(NİĞDE) – CHP Niğde Milletvekili ve TBMM Tarım, Orman ve Köyişleri Komisyonu Üyesi Ömer Fethi Gürer, kırmızı et fiyatlarında yeniden artış yaşandığına dikkati çekerek, “Dar gelirli için et lüks oldu. Ülkemizde et fiyatları yükselmeye devam ederse vatandaş sofrasından tümden çekilecek, gramla ürün almak dahi zorlaşacak. Tarım ve hayvancılık politikaları ithale dayanmayan, yerli üreticiyi destekleyen ve tüketiciyi de koruyarak uygun fiyatla et almasını sağlayacak politikalar oluşmalıdır” dedi.
Gürer, Niğde’nin Bor ilçesinde kasap esnafıyla bir araya gelerek, et fiyatlarındaki artışı ve besicilerin yaşadığı sorunları yerinde dinledi.
CHP Milletvekili Ömer Fethi Gürer, kesimhane fiyatların artışının raflara katlayarak ulaştığını, ithal hayvan etinde de ciddi fiyat artışı olduğunu, son tüketiciye ulaşana kadar fiyatların hızla arttığını belirtti.

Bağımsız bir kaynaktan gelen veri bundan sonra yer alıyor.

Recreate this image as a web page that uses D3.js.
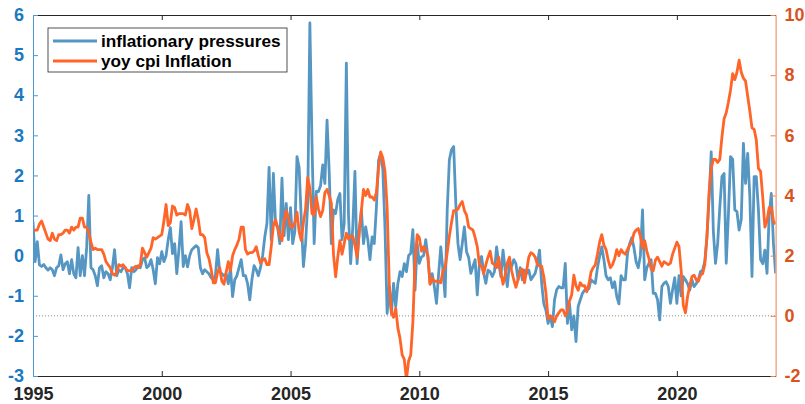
<!DOCTYPE html>
<html>
<head>
<meta charset="utf-8">
<script src="https://cdn.jsdelivr.net/npm/d3@7/dist/d3.min.js"></script>
<style>
  body { margin: 0; background: #fff; }
  svg text { font-family: "Liberation Sans", Arial, Helvetica, sans-serif; font-weight: bold; }
</style>
</head>
<body>
<svg id="chart" width="805" height="404"></svg>
<script>
// monthly series, Jan 1995 .. Nov 2023
var startYear = 1995;

// inflationary pressures (left axis), one row per year
var pressures = [].concat(
  [0.85, -0.15, 0.35, -0.23, -0.27, -0.22, -0.3, -0.36, -0.3, -0.35, -0.5, -0.3],
  [-0.25, 0.02, -0.35, -0.2, -0.15, -0.45, -0.1, -0.45, -0.55, 0.2, -0.5, 0.0],
  [-0.5, 0.2, 1.5, -0.3, -0.35, -0.5, -0.75, -0.3, -0.25, -0.55, -0.4, -0.45],
  [-0.6, -0.3, 0.15, -0.5, -0.35, -0.4, -0.3, -0.3, -0.45, -0.8, -0.3, -0.4],
  [-0.35, -0.25, -0.3, -0.1, -0.05, -0.3, -0.25, -0.1, -0.35, -0.7, -0.05, -0.2],
  [0.1, -0.15, 0.0, 0.4, 0.7, 0.05, 0.3, -0.45, 0.15, 0.85, -0.27, 0.0],
  [-0.28, 0.0, 0.15, 0.2, 0.25, 0.2, -0.3, -0.45, -0.35, -0.4, -0.45, -0.55],
  [-0.6, -0.5, 0.15, -0.4, -0.45, -0.5, -0.45, -0.7, -0.3, -1.02, -0.6, -0.5],
  [-0.3, -0.1, -0.5, -0.5, -0.7, -1.1, -0.6, -0.25, -0.35, -0.5, -0.3, 0.0],
  [0.47, 0.8, 2.2, 0.4, 2.05, 0.8, 0.7, 0.3, 1.93, 0.5, 1.3, 0.4],
  [1.2, 0.3, 0.6, 2.47, 2.2, 0.9, -0.27, 0.3, 1.3, 5.8, 2.8, 0.3],
  [1.6, 1.6, 1.75, 2.26, 1.8, 3.38, 2.1, 0.3, 1.14, 1.05, 1.4, 1.55],
  [0.4, 0.8, 4.8, 1.0, -0.2, 0.72, 2.1, -0.2, 0.64, 1.14, 0.3, 0.72],
  [0.4, -0.1, 0.47, 0.3, 1.2, 2.38, 2.55, 2.14, 0.7, -1.44, -0.77, -1.44],
  [-0.69, -1.27, -0.7, -0.4, -0.52, -0.2, -0.4, 0.0, 0.06, 0.65, -0.86, 0.3],
  [-0.19, -0.03, 0.0, 0.4, -0.05, -0.7, -0.45, -0.77, -1.19, -0.44, 0.22, -0.36],
  [-1.02, 1.14, 2.39, 2.64, 2.72, 1.3, 0.3, -0.1, 0.3, 0.72, 0.1, -0.05],
  [-0.44, -0.27, -0.1, -0.98, -0.19, -0.02, -0.44, -0.69, -0.36, -0.4, -0.52, -0.4],
  [0.22, -0.19, -0.52, 0.14, -0.36, -0.77, -0.19, -0.27, -0.1, -0.2, -0.6, -0.3],
  [-0.6, -0.36, -0.44, -0.36, -0.6, -0.52, -0.44, -0.2, 0.14, -0.69, -1.2, -1.36],
  [-1.69, -1.5, -1.77, -1.1, -0.85, -0.77, -0.8, -0.8, -0.19, -1.69, -1.2, -1.85],
  [-1.5, -2.14, -1.27, -1.1, -0.94, -0.86, -0.86, -0.82, -0.6, -0.65, -0.69, -0.3],
  [-0.02, 0.22, -0.1, -0.5, -0.6, -0.55, -0.8, -0.65, -1.02, -1.2, -0.5, -0.6],
  [-0.6, 0.06, 0.3, 0.45, 0.2, -0.15, -0.3, 0.0, 1.14, -0.6, -0.3, -0.19],
  [-0.1, -0.94, -0.94, -1.1, -1.6, -0.77, -0.69, -0.65, -0.77, -1.19, -0.85, -0.55],
  [-1.19, -0.5, -1.0, -0.52, -0.6, -0.7, -0.86, -0.6, -0.77, -0.7, -0.6, -0.4],
  [-0.36, -0.15, 0.47, 1.4, 2.59, 0.6, -0.19, 0.3, 1.2, 1.97, 2.05, -0.19],
  [1.0, 2.47, 2.4, 1.14, 1.1, 0.64, 0.9, 2.8, 1.8, 2.55, 1.47, -0.52],
  [1.97, 1.97, 1.14, -0.1, -0.2, 0.14, -0.44, 1.0, 1.55, 0.3, -0.44]
);

// yoy cpi inflation (right axis), one row per year
var cpiYoy = [].concat(
  [2.8, 2.85, 2.85, 3.05, 3.15, 2.95, 2.75, 2.55, 2.5, 2.75, 2.55, 2.5],
  [2.7, 2.7, 2.75, 2.85, 2.85, 2.75, 2.95, 2.85, 2.95, 2.95, 3.25, 3.25],
  [2.95, 2.95, 2.75, 2.45, 2.2, 2.25, 2.2, 2.2, 2.2, 2.05, 1.8, 1.7],
  [1.6, 1.4, 1.35, 1.45, 1.7, 1.65, 1.7, 1.6, 1.5, 1.5, 1.5, 1.6],
  [1.65, 1.6, 1.7, 2.25, 2.1, 1.95, 2.1, 2.25, 2.6, 2.55, 2.6, 2.65],
  [2.7, 3.15, 3.7, 3.0, 3.1, 3.65, 3.6, 3.35, 3.4, 3.4, 3.4, 3.35],
  [3.7, 3.5, 2.9, 3.2, 3.55, 3.2, 2.7, 2.7, 2.6, 2.1, 1.9, 1.55],
  [1.1, 1.1, 1.45, 1.6, 1.15, 1.05, 1.45, 1.8, 1.5, 2.0, 2.2, 2.35],
  [2.55, 2.95, 2.95, 2.2, 2.05, 2.1, 2.1, 2.15, 2.3, 2.0, 1.75, 1.85],
  [1.9, 1.7, 1.7, 2.3, 3.0, 3.2, 2.95, 2.65, 2.5, 3.15, 3.5, 3.25],
  [2.95, 2.95, 3.1, 3.45, 2.8, 2.5, 3.1, 3.55, 4.6, 4.25, 3.4, 3.35],
  [3.95, 3.55, 3.3, 3.5, 4.1, 4.2, 4.0, 3.75, 2.05, 1.3, 1.95, 2.5],
  [2.05, 2.4, 2.75, 2.55, 2.65, 2.65, 2.35, 1.95, 2.75, 3.5, 4.2, 4.0],
  [4.2, 3.95, 3.95, 3.85, 4.1, 4.9, 5.45, 5.25, 4.8, 3.6, 1.05, 0.1],
  [-0.05, 0.25, -0.4, -0.75, -1.3, -1.45, -2.12, -1.5, -1.3, -0.2, 1.8, 2.7],
  [2.6, 2.15, 2.3, 2.2, 2.0, 1.05, 1.25, 1.15, 1.15, 1.15, 1.1, 1.5],
  [1.6, 2.1, 2.65, 3.1, 3.5, 3.5, 3.55, 3.7, 3.8, 3.5, 3.35, 2.95],
  [2.9, 2.85, 2.6, 2.3, 1.7, 1.65, 1.4, 1.7, 1.95, 2.15, 1.75, 1.7],
  [1.6, 1.95, 1.45, 1.05, 1.35, 1.75, 1.95, 1.5, 1.2, 0.95, 1.2, 1.5],
  [1.55, 1.1, 1.5, 1.95, 2.1, 2.05, 1.95, 1.7, 1.65, 1.65, 1.3, 0.75],
  [-0.1, 0.0, -0.05, -0.2, 0.0, 0.1, 0.2, 0.2, 0.0, 0.15, 0.5, 0.7],
  [1.35, 1.0, 0.85, 1.1, 1.0, 1.0, 0.8, 1.05, 1.45, 1.6, 1.7, 2.05],
  [2.45, 2.7, 2.35, 2.2, 1.85, 1.6, 1.7, 1.9, 2.2, 2.0, 2.2, 2.1],
  [2.05, 2.2, 2.35, 2.45, 2.75, 2.85, 2.9, 2.65, 2.25, 2.5, 2.15, 1.9],
  [1.55, 1.5, 1.85, 1.95, 1.8, 1.65, 1.8, 1.75, 1.7, 1.75, 2.05, 2.25],
  [2.45, 2.3, 1.5, 0.35, 0.1, 0.65, 1.0, 1.3, 1.35, 1.2, 1.15, 1.35],
  [1.4, 1.7, 2.6, 4.1, 4.9, 5.2, 5.2, 5.1, 5.2, 5.95, 6.55, 6.75],
  [7.1, 7.5, 8.05, 7.85, 8.1, 8.5, 8.1, 7.9, 7.8, 7.3, 6.8, 6.25],
  [6.2, 5.85, 4.9, 4.8, 3.95, 2.95, 3.15, 3.6, 3.6, 3.15, 3.05]
);

var xTicks = [1995, 2000, 2005, 2010, 2015, 2020];
var leftTicks = [-3, -2, -1, 0, 1, 2, 3, 4, 5, 6];
var rightTicks = [-2, 0, 2, 4, 6, 8, 10];
var seriesNames = ["inflationary pressures", "yoy cpi Inflation"];

var colors = {
  pressures: "#5596c3",
  cpi: "#ff6428",
  leftAxis: "#1a78c2",
  leftLine: "#4c98d4",
  rightAxis: "#d9531e",
  rightLine: "#ee7d4f",
  frame: "#262626"
};

var W = 805, H = 404;
var margin = { left: 33, top: 15, right: 29.4, bottom: 28 };
var innerW = W - margin.left - margin.right;
var innerH = H - margin.top - margin.bottom;

// plain hyphen minus, like the original labels
var fmt = function(d) { return String(d); };

var svg = d3.select("#chart");
var g = svg.append("g").attr("transform", "translate(" + margin.left + "," + margin.top + ")");

var lastIdx = pressures.length - 1;
var x = d3.scaleLinear().domain([startYear, startYear + lastIdx / 12]).range([0, innerW]);
var yL = d3.scaleLinear().domain([-3, 6]).range([innerH, 0]);
var yR = d3.scaleLinear().domain([-2, 10]).range([innerH, 0]);

g.append("clipPath").attr("id", "plot-clip")
  .append("rect").attr("width", innerW).attr("height", innerH);

// dotted zero line of the right axis
g.append("line")
  .attr("x1", 0).attr("x2", innerW)
  .attr("y1", yR(0)).attr("y2", yR(0))
  .attr("stroke", "#8c8c8c")
  .attr("stroke-width", 1)
  .attr("stroke-dasharray", "1,2");

var lineL = d3.line()
  .x(function(d, i) { return x(startYear + i / 12); })
  .y(function(d) { return yL(d); });
var lineR = d3.line()
  .x(function(d, i) { return x(startYear + i / 12); })
  .y(function(d) { return yR(d); });

g.append("path").datum(pressures)
  .attr("clip-path", "url(#plot-clip)")
  .attr("fill", "none")
  .attr("stroke", colors.pressures)
  .attr("stroke-width", 2.8)
  .attr("stroke-linejoin", "round")
  .attr("d", lineL);

g.append("path").datum(cpiYoy)
  .attr("clip-path", "url(#plot-clip)")
  .attr("fill", "none")
  .attr("stroke", colors.cpi)
  .attr("stroke-width", 2.8)
  .attr("stroke-linejoin", "round")
  .attr("d", lineR);

// x axes, bottom and top (ticks point inward)
var xAxis = g.append("g")
  .attr("transform", "translate(0," + innerH + ")")
  .call(d3.axisBottom(x).tickValues(xTicks).tickFormat(fmt)
    .tickSizeInner(-5).tickSizeOuter(0).tickPadding(11));
xAxis.selectAll("path, line").attr("stroke", colors.frame);
xAxis.selectAll("text").attr("fill", colors.frame).style("font-size", "18px");

var xTop = g.append("g")
  .call(d3.axisTop(x).tickValues(xTicks).tickFormat("")
    .tickSizeInner(-5).tickSizeOuter(0));
xTop.selectAll("path, line").attr("stroke", colors.frame);

// left axis
var leftAxis = g.append("g")
  .call(d3.axisLeft(yL).tickValues(leftTicks).tickFormat(fmt)
    .tickSizeInner(-5).tickSizeOuter(0).tickPadding(9));
leftAxis.selectAll("path, line").attr("stroke", colors.leftLine);
leftAxis.selectAll("text").attr("fill", colors.leftAxis).style("font-size", "18px");

// right axis
var rightAxis = g.append("g")
  .attr("transform", "translate(" + innerW + ",0)")
  .call(d3.axisRight(yR).tickValues(rightTicks).tickFormat(fmt)
    .tickSizeInner(-5).tickSizeOuter(0).tickPadding(9));
rightAxis.selectAll("path, line").attr("stroke", colors.rightLine);
rightAxis.selectAll("text").attr("fill", colors.rightAxis).style("font-size", "18px");

// legend
var legend = svg.append("g").attr("transform", "translate(48,28)");
legend.append("rect")
  .attr("width", 239).attr("height", 44)
  .attr("fill", "#fff")
  .attr("stroke", colors.frame)
  .attr("stroke-width", 0.8);

var legendRows = legend.selectAll("g.row")
  .data([colors.pressures, colors.cpi])
  .enter().append("g")
    .attr("class", "row")
    .attr("transform", function(d, i) { return "translate(0," + (13 + i * 20) + ")"; });
legendRows.append("line")
  .attr("x1", 5).attr("x2", 49)
  .attr("stroke", function(d) { return d; })
  .attr("stroke-width", 2.8);
legendRows.append("text")
  .attr("x", 53).attr("y", 6)
  .attr("fill", "#000")
  .style("font-size", "17.2px")
  .text(function(d, i) { return seriesNames[i]; });
</script>
</body>
</html>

Ulusal Kırmızı Et Konseyi (UKON) Ankara 2 Ocak 2025 tarihli kombina ve kesimhanelerden alınan haftalık fiyatlarına göre dana yağsız etin 374 TL, kuzu yağsız etin ise 443 TL olduğunu ifade eden Ömer Fethi Gürer, 25 Eylül 2025 tarihi itibarıyla ise dana yağsız etin 468 TL’ye, kuzu yağsız etin ise 508 TL’ye yükseldiğini kaydetti. Gürer, “Yaklaşık dokuz ayda dana etinde 94 lira, kuzu etinde 65 liralık kesimhane fiyat artış yaşandı. Kısa bir süre dana etinde fiyatlarındaki artış engellenmiş olsa da 25 eylül itibariyle dana eti geçen aya göre yüzde 2,8, kuzu eti ise yüzde 5,4 arttı. Bu artış son satış noktasına kadar zamlanarak vatandaşa ulaşınca Vatandaşın sofrasına et girmesi iyiden iyiye zorlaştı” dedi.
“Yüzde 100 üzerinde bir fiyat artışı var”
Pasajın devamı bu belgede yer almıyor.